[Code that draws figures]

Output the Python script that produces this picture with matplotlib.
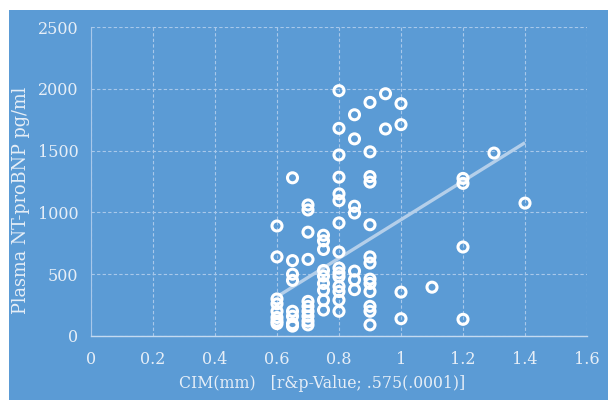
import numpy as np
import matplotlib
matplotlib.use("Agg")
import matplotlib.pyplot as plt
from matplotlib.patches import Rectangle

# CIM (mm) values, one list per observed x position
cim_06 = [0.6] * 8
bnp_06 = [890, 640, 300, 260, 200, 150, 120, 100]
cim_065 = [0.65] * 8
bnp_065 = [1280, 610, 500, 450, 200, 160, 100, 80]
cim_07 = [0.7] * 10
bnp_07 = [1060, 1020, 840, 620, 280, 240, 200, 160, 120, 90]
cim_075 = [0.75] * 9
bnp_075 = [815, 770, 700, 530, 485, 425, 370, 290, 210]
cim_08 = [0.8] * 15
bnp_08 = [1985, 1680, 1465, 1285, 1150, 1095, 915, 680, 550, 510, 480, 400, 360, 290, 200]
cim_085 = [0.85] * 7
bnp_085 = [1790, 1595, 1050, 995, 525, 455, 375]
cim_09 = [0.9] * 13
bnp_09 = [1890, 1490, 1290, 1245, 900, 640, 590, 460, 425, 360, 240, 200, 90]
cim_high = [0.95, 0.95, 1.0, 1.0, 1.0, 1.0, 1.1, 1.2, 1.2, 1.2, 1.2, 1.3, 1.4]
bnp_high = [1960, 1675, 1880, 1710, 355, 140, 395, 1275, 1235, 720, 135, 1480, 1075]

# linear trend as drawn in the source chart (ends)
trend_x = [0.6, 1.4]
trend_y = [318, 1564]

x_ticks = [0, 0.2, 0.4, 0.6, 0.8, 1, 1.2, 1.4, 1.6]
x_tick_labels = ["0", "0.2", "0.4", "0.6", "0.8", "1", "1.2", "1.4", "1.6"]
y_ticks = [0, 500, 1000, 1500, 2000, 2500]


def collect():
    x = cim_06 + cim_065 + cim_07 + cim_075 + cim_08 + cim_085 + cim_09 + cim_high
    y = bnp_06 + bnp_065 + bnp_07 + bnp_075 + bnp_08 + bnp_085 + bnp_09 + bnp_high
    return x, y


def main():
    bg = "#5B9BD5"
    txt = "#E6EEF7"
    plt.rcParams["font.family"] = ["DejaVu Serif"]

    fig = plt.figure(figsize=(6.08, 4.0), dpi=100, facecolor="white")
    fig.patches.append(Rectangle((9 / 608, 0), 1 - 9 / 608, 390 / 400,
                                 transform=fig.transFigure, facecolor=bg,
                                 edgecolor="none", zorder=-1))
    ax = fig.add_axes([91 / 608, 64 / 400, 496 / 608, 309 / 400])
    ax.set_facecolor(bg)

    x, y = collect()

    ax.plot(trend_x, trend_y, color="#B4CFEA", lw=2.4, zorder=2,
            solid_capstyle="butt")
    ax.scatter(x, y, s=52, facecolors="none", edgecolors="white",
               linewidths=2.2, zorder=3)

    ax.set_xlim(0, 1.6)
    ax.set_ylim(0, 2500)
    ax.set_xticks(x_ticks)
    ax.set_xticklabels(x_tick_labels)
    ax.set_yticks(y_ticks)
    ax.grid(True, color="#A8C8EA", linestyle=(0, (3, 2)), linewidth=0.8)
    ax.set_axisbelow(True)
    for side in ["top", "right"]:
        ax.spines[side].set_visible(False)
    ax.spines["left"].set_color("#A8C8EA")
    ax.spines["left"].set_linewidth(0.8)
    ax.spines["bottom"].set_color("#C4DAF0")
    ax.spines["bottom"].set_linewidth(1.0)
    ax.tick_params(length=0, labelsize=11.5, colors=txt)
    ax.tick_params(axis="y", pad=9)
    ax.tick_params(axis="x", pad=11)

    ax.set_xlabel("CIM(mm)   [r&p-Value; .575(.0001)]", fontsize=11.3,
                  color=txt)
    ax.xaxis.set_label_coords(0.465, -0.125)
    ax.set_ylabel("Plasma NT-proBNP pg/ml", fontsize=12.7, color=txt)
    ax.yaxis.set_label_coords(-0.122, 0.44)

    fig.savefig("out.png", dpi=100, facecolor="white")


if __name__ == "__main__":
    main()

...

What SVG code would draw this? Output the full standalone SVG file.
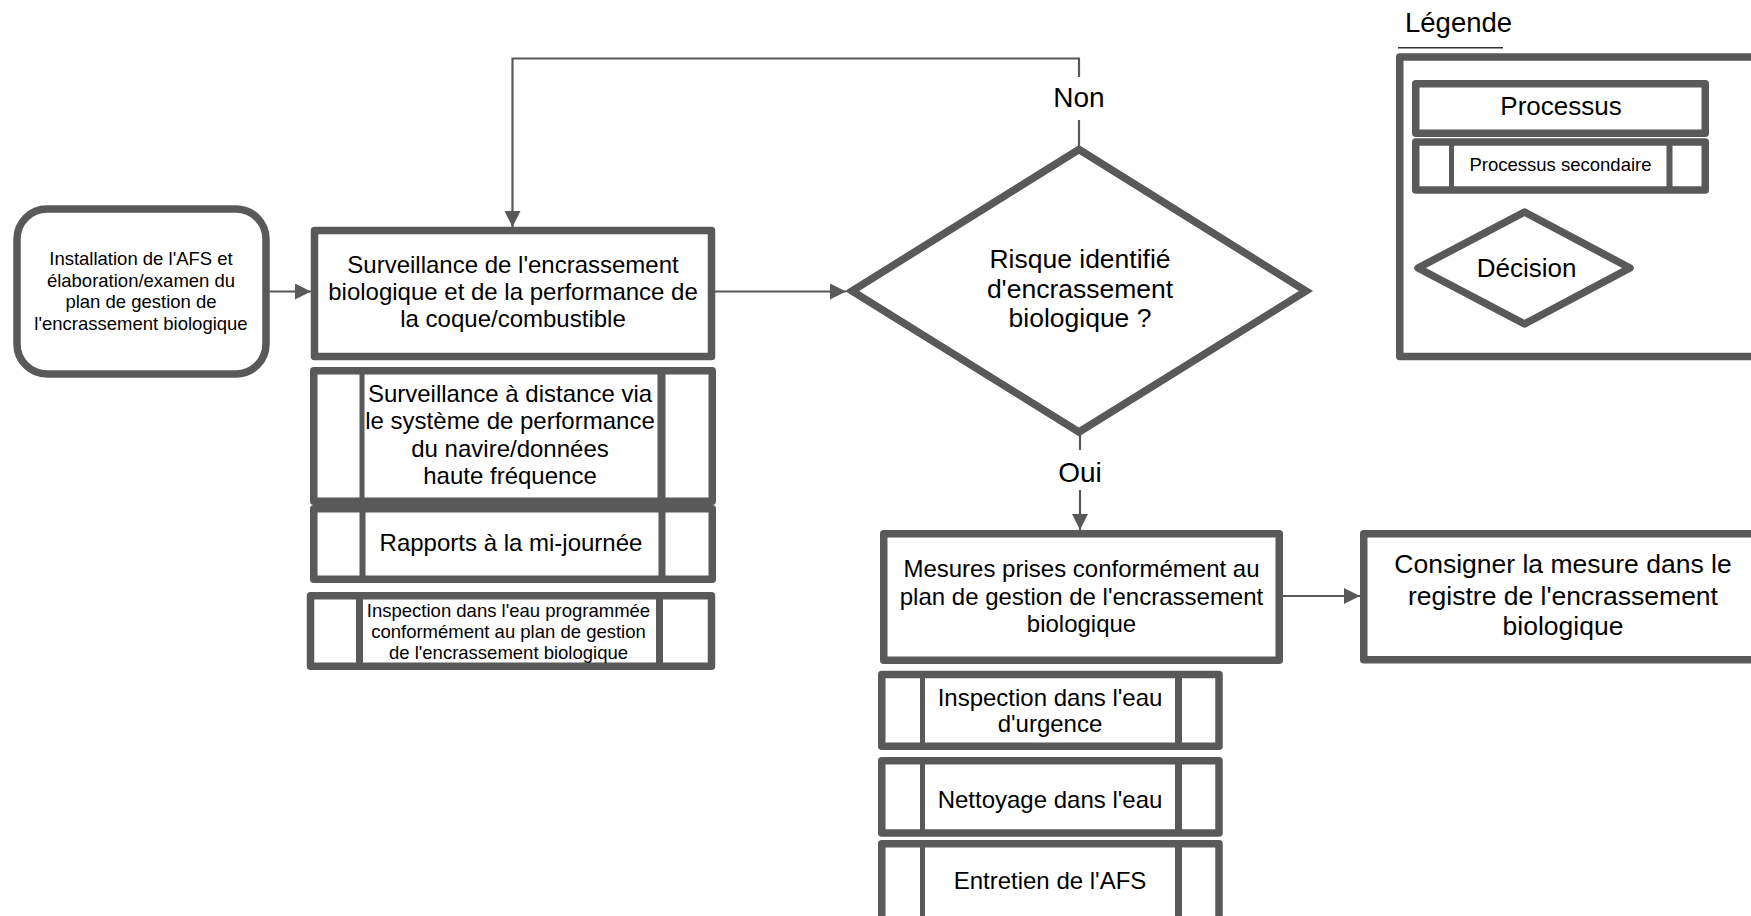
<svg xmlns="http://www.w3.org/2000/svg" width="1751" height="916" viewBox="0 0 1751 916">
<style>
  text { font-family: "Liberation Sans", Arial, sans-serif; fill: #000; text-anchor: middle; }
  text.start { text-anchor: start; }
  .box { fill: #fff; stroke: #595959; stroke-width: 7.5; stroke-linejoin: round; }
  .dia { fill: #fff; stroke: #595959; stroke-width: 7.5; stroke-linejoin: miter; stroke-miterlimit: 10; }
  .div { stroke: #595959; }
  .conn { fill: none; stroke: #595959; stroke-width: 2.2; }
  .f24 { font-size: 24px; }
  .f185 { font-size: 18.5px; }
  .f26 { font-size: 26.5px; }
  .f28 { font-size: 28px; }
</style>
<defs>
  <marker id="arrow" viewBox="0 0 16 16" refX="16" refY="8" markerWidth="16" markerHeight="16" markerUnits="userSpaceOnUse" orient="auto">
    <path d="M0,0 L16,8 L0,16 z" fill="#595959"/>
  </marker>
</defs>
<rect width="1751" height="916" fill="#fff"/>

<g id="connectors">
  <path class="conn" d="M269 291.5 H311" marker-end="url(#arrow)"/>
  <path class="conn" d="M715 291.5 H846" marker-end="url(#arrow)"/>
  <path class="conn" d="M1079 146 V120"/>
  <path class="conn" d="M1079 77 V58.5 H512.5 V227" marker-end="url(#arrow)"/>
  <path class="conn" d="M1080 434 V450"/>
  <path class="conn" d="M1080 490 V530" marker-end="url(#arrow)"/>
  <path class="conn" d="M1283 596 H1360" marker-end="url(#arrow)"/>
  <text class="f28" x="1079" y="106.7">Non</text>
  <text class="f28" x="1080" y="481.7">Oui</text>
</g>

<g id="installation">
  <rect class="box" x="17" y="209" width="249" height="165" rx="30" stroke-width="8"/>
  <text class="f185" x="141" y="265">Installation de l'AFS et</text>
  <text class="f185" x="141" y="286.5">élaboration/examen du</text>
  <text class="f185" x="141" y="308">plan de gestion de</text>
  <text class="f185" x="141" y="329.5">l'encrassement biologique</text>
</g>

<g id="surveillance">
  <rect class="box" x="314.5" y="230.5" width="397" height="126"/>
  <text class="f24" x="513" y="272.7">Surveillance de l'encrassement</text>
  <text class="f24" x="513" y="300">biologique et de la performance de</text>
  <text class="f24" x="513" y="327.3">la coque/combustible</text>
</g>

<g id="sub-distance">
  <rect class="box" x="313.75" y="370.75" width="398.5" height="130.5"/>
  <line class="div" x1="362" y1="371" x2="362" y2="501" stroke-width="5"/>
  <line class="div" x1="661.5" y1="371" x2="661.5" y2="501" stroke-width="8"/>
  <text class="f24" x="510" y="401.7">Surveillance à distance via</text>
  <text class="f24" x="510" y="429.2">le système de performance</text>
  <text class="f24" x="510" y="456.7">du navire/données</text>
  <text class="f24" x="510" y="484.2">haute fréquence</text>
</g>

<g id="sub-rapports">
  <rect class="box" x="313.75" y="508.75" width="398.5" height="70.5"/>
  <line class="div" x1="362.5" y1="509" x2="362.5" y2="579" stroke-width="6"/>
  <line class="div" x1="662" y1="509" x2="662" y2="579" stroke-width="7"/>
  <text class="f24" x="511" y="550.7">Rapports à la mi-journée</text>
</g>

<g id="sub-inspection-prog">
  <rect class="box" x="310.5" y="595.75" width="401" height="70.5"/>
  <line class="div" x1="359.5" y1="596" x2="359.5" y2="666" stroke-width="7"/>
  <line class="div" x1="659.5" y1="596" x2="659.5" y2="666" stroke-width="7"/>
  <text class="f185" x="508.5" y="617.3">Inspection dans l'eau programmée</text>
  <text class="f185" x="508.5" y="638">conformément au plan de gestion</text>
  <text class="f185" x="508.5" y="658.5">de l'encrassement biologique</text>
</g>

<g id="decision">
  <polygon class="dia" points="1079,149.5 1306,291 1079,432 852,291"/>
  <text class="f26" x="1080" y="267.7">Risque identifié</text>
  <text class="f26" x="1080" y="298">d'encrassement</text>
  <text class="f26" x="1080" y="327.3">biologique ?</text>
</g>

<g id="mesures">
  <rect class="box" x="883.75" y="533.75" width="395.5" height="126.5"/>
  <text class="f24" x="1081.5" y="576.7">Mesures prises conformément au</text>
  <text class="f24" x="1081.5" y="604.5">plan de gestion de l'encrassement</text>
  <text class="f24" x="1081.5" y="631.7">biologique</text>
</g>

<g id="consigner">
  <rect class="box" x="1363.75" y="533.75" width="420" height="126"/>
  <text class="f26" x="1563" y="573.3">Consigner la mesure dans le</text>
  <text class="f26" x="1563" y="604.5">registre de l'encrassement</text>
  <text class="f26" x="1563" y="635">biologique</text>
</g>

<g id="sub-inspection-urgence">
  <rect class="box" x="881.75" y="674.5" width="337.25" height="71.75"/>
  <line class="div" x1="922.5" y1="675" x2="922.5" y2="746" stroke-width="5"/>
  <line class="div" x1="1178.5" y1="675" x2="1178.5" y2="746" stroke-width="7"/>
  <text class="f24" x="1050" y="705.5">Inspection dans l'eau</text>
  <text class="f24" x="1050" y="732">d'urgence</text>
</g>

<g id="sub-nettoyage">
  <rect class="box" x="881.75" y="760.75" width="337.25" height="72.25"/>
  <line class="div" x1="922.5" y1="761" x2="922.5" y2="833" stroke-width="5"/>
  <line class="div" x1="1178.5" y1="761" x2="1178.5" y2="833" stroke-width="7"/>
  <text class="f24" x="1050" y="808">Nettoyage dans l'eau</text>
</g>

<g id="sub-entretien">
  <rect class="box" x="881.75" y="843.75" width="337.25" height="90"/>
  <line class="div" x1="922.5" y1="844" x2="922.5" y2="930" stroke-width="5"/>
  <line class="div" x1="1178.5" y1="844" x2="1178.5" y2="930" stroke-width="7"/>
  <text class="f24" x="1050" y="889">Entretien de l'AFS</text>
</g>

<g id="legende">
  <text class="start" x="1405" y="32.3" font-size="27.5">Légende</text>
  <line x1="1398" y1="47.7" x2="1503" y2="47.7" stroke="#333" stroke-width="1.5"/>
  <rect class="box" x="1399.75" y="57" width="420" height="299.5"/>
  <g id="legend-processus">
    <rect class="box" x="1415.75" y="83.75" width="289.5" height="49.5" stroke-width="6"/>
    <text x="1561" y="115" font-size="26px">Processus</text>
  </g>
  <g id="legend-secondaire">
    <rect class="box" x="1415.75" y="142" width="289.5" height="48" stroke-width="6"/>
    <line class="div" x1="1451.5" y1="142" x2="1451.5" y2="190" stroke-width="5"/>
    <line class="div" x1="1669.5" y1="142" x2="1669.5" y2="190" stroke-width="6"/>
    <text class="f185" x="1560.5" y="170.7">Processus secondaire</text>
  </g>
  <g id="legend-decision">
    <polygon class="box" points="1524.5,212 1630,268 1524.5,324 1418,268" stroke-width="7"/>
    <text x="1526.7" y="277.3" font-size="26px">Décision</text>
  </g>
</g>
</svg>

--

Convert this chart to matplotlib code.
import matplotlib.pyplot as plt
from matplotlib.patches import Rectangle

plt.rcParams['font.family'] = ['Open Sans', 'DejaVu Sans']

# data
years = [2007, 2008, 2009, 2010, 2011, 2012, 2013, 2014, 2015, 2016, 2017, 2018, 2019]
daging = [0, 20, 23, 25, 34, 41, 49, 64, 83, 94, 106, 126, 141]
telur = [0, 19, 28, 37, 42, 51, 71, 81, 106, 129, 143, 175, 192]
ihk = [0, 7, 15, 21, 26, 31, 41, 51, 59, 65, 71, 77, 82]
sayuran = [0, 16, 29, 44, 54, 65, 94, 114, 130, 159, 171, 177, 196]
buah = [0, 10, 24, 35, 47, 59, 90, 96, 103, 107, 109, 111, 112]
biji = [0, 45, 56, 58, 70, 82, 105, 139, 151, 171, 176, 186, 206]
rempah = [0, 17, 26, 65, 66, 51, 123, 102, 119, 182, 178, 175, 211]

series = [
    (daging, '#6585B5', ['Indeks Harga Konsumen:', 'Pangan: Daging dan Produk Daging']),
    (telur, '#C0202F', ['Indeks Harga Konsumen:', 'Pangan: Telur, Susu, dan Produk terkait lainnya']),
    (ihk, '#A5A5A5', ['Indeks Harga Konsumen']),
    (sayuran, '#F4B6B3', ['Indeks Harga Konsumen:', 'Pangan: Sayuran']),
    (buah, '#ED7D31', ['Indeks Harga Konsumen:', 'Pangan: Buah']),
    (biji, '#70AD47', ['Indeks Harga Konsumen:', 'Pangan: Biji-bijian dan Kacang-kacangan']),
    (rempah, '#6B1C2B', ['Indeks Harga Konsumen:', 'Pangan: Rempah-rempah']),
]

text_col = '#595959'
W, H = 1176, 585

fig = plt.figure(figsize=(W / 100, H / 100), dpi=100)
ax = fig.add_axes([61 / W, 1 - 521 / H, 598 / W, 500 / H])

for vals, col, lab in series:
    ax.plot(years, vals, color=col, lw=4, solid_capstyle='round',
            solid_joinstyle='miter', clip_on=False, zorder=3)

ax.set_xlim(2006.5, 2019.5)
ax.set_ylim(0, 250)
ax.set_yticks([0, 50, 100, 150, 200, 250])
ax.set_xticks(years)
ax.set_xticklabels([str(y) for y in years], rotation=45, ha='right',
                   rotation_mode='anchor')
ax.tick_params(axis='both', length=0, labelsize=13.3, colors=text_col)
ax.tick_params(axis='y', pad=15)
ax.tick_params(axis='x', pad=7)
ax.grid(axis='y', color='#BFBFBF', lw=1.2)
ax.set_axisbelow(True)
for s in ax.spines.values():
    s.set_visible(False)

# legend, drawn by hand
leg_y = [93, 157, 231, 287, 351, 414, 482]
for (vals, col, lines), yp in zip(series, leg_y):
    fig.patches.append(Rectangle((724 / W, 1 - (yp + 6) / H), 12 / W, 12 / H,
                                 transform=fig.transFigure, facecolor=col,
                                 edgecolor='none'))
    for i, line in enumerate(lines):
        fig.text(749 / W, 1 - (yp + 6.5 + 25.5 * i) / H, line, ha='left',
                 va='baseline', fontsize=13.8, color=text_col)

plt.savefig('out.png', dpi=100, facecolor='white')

→ What you will do
Begin with the line containing "Convert this chart to matplotlib code." and end with the line containing "178, 175, 211]"; repeat every line from start to finish exactly, and nothing outside them.

→ Solution to the exercise
Convert this chart to matplotlib code.
import matplotlib.pyplot as plt
from matplotlib.patches import Rectangle

plt.rcParams['font.family'] = ['Open Sans', 'DejaVu Sans']

# data
years = [2007, 2008, 2009, 2010, 2011, 2012, 2013, 2014, 2015, 2016, 2017, 2018, 2019]
daging = [0, 20, 23, 25, 34, 41, 49, 64, 83, 94, 106, 126, 141]
telur = [0, 19, 28, 37, 42, 51, 71, 81, 106, 129, 143, 175, 192]
ihk = [0, 7, 15, 21, 26, 31, 41, 51, 59, 65, 71, 77, 82]
sayuran = [0, 16, 29, 44, 54, 65, 94, 114, 130, 159, 171, 177, 196]
buah = [0, 10, 24, 35, 47, 59, 90, 96, 103, 107, 109, 111, 112]
biji = [0, 45, 56, 58, 70, 82, 105, 139, 151, 171, 176, 186, 206]
rempah = [0, 17, 26, 65, 66, 51, 123, 102, 119, 182, 178, 175, 211]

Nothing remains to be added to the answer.